Finding the slope of a line given two points is a fundamental concept in algebra. Mastering this skill is crucial for understanding more advanced topics like linear equations and graphing. This guide provides expert-approved techniques to help you confidently calculate the slope and write the equation of a line.
Understanding the Slope Formula
The slope (often represented by 'm') of a line passing through two points (x₁, y₁) and (x₂, y₂) is calculated using the following formula:
m = (y₂ - y₁) / (x₂ - x₁)
This formula represents the change in the y-coordinates divided by the change in the x-coordinates. Understanding this ratio is key to grasping the concept of slope.
What Does Slope Represent?
The slope represents the steepness and direction of a line.
- Positive Slope: A positive slope indicates a line that rises from left to right. The larger the positive slope, the steeper the incline.
- Negative Slope: A negative slope indicates a line that falls from left to right. The larger the absolute value of the negative slope, the steeper the decline.
- Zero Slope: A zero slope indicates a horizontal line.
- Undefined Slope: An undefined slope indicates a vertical line. This occurs when the denominator (x₂ - x₁) is equal to zero.
Step-by-Step Guide: Finding the Slope and Equation
Let's break down the process with a practical example. Suppose we have two points: (2, 4) and (6, 10).
Step 1: Identify your points (x₁, y₁) and (x₂, y₂).
In our example:
- (x₁, y₁) = (2, 4)
- (x₂, y₂) = (6, 10)
Step 2: Substitute the values into the slope formula.
m = (10 - 4) / (6 - 2) = 6 / 4 = 3/2
Step 3: Interpret the slope.
The slope, m = 3/2, is positive, indicating a line that rises from left to right.
Step 4: Find the equation of the line (using the point-slope form).

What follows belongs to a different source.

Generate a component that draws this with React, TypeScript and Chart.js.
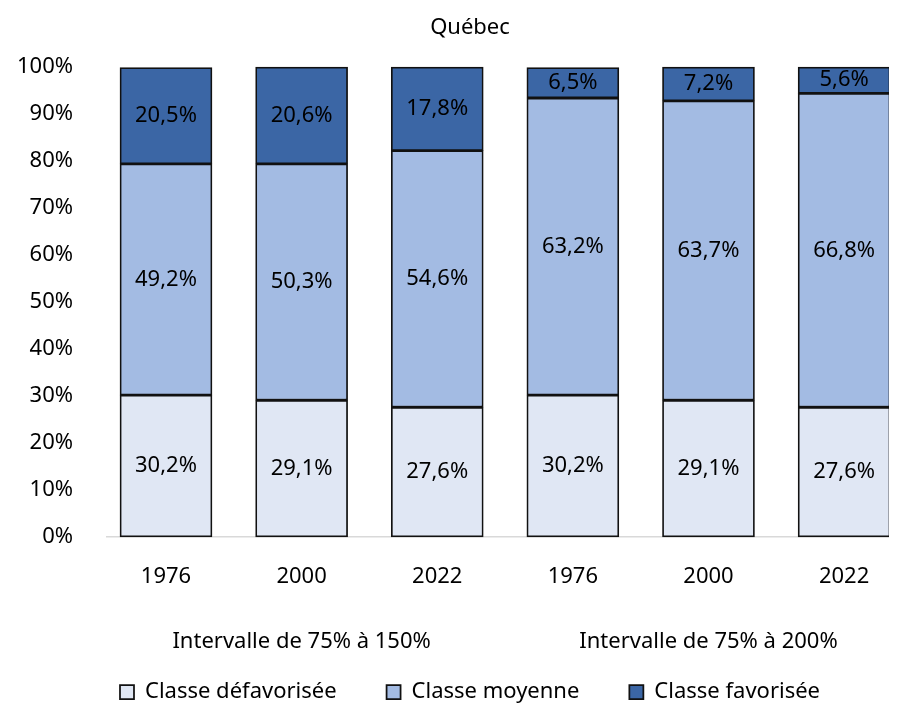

The point-slope form of a linear equation is: y - y₁ = m(x - x₁)
Using point (2,4) and the slope m = 3/2, we get:
y - 4 = (3/2)(x - 2)
Step 5: Simplify the equation (to slope-intercept form, if needed).
Simplifying the equation above, we get:
y = (3/2)x + 1
This is the equation of the line in slope-intercept form (y = mx + b, where 'b' is the y-intercept).
Common Mistakes to Avoid
- Incorrectly subtracting coordinates: Pay close attention to the order of subtraction in the slope formula. Always subtract the coordinates consistently (y₂ - y₁ and x₂ - x₁).
- Division by zero: Remember that division by zero is undefined. If your denominator (x₂ - x₁) is zero, the line is vertical, and the slope is undefined.
- Mixing up x and y coordinates: Ensure you correctly identify the x and y coordinates of each point.
Practice Makes Perfect
The best way to master finding the slope and equation of a line is through consistent practice. Work through various examples, including those with positive, negative, zero, and undefined slopes. Online resources and textbooks offer plenty of practice problems.
Advanced Applications
Understanding slope is crucial for various applications beyond basic algebra, including:
- Calculus: Slope is the foundation for understanding derivatives and rates of change.
- Physics: Slope is used to represent velocity, acceleration, and other physical quantities.
- Data Analysis: Slope helps interpret trends and relationships in data sets.
By mastering these techniques, you'll build a strong foundation in algebra and be well-prepared for more advanced mathematical concepts. Remember, consistent practice and attention to detail are key to success.